In short, CKAN is still in need of a lot of work before our deployment can be considered production ready (hence the “beta” tag). That said, we are already using it to store some research data and the aspects which we’ve managed to get working are working well. We’re going easy though, because CKAN 1.8 and 2.0 are apparently due to land in the next couple of months.

Orbital Bridge

Our awesomely named Orbital Bridge will serve as the central point for all RDM activity around a project, as well as helping people through the process of general project management by being a springboard to our existing policy and training documentation.

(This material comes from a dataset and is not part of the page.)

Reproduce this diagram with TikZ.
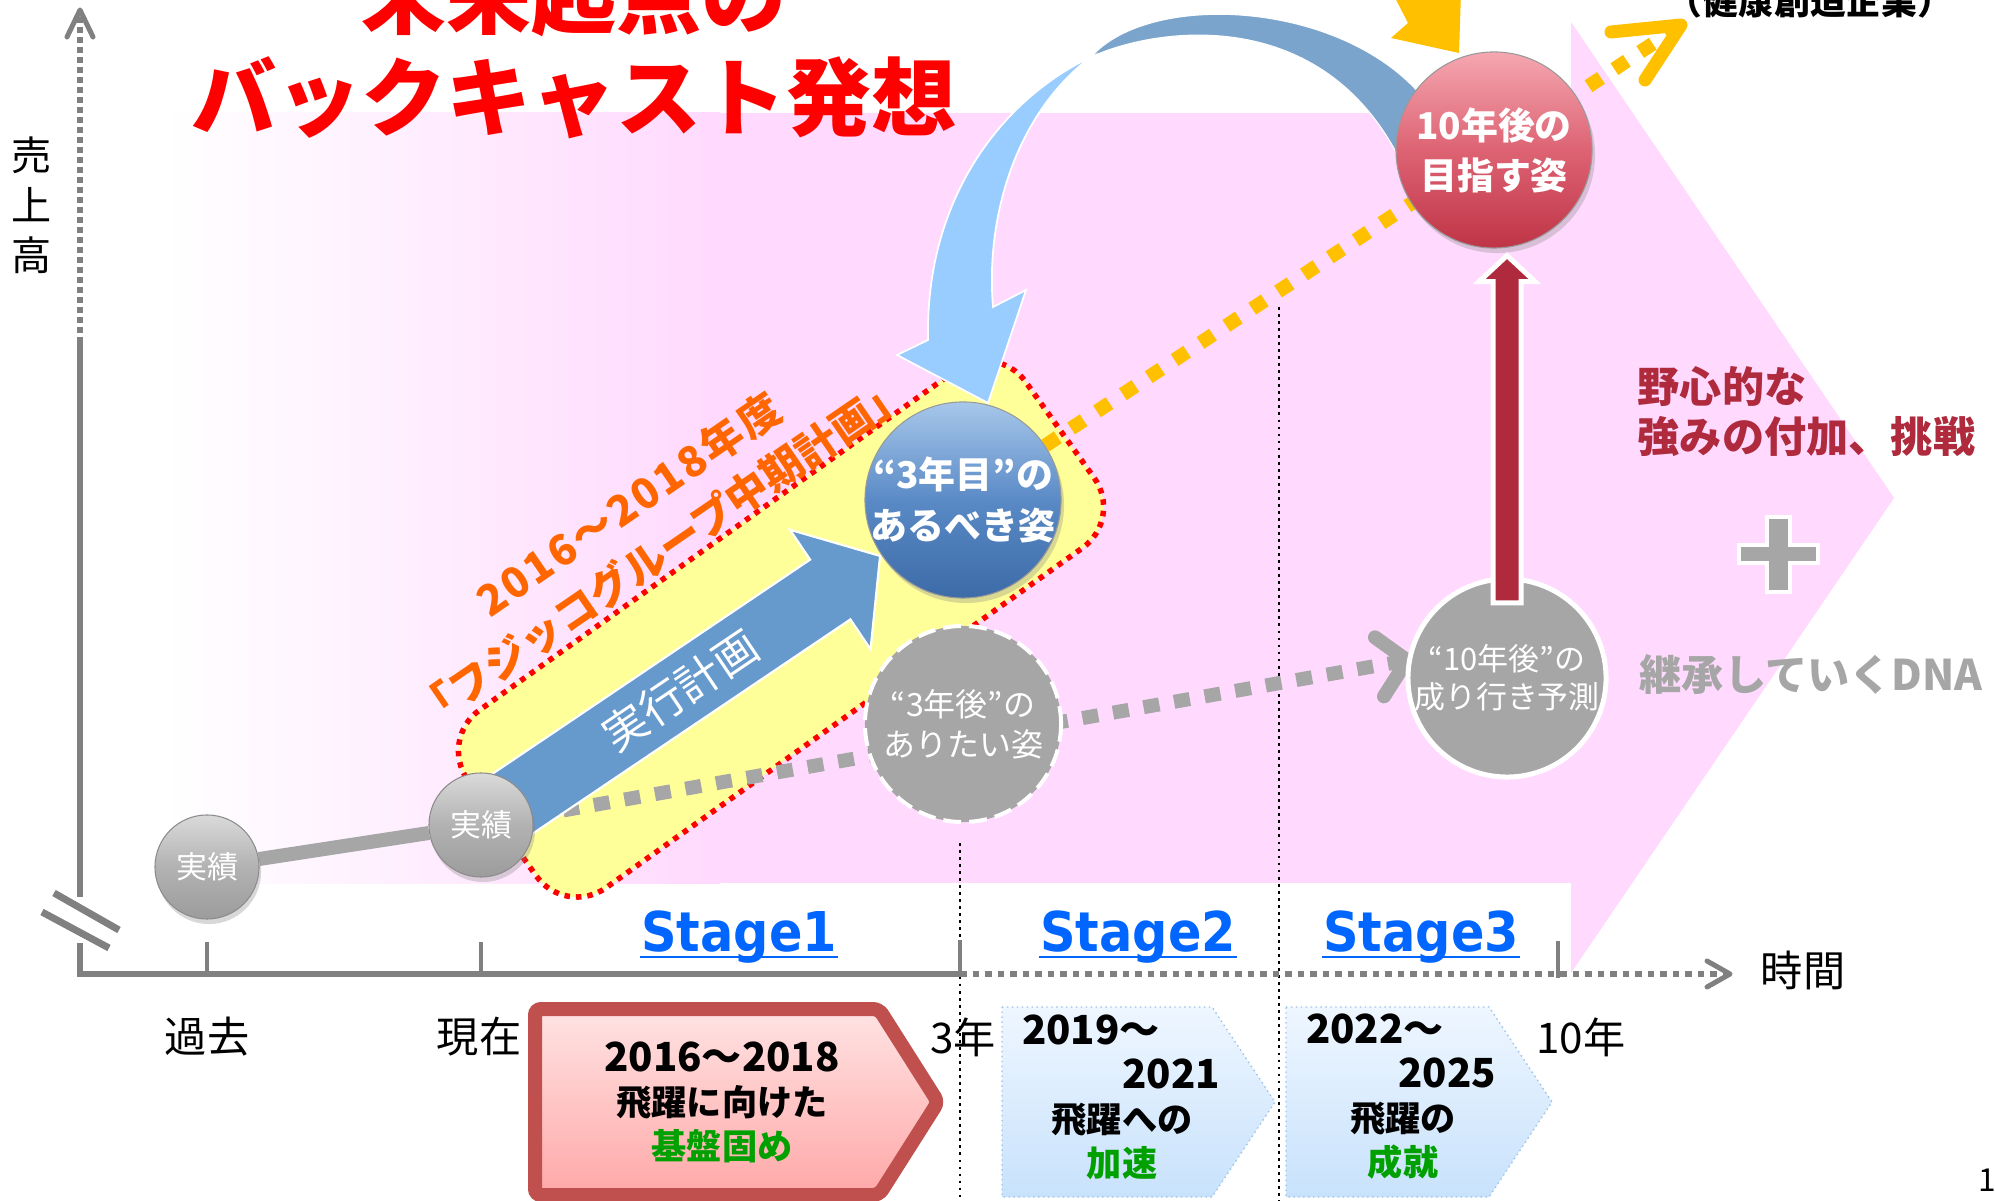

Currently Bridge’s public-facing side is in a very basic state, with only static content, but is serving as a test of our deployment toolchain. However, behind the scenes Harry has been working on ways of shuffling data around between systems using abstraction layers for aspects such as datasets, files, people and projects. Today we sat down with Paul and went through some aspects of minimal metadata which are required to construct things to an acceptable standard, which will lead to additional work both on CKAN and our existing ePrints repository to smooth the transfer of things between them.

AMS

The University’s new Awards Management System is designed to help researchers plan their funded research, walking them through the process of building their bid. The system itself has begun its roll-out across the University, and as soon as we’re given access to the APIs we’ll be integrating the AMS with Orbital Bridge, allowing seamless creation of a research project based on the data in the AMS.

This work also helps to inform stuff we’re doing in Bridge around abstracting the notion of a ‘project’ between all our different systems.

Kumo

Our ongoing OpenStack project, which we will use as the bed to provide the technical infrastructure, is slowly moving closer to a state which we can begin to develop on. Tied in with this effort is our continued work on automating our provisioning, configuring, deployment, maintenance, monitoring and scaling.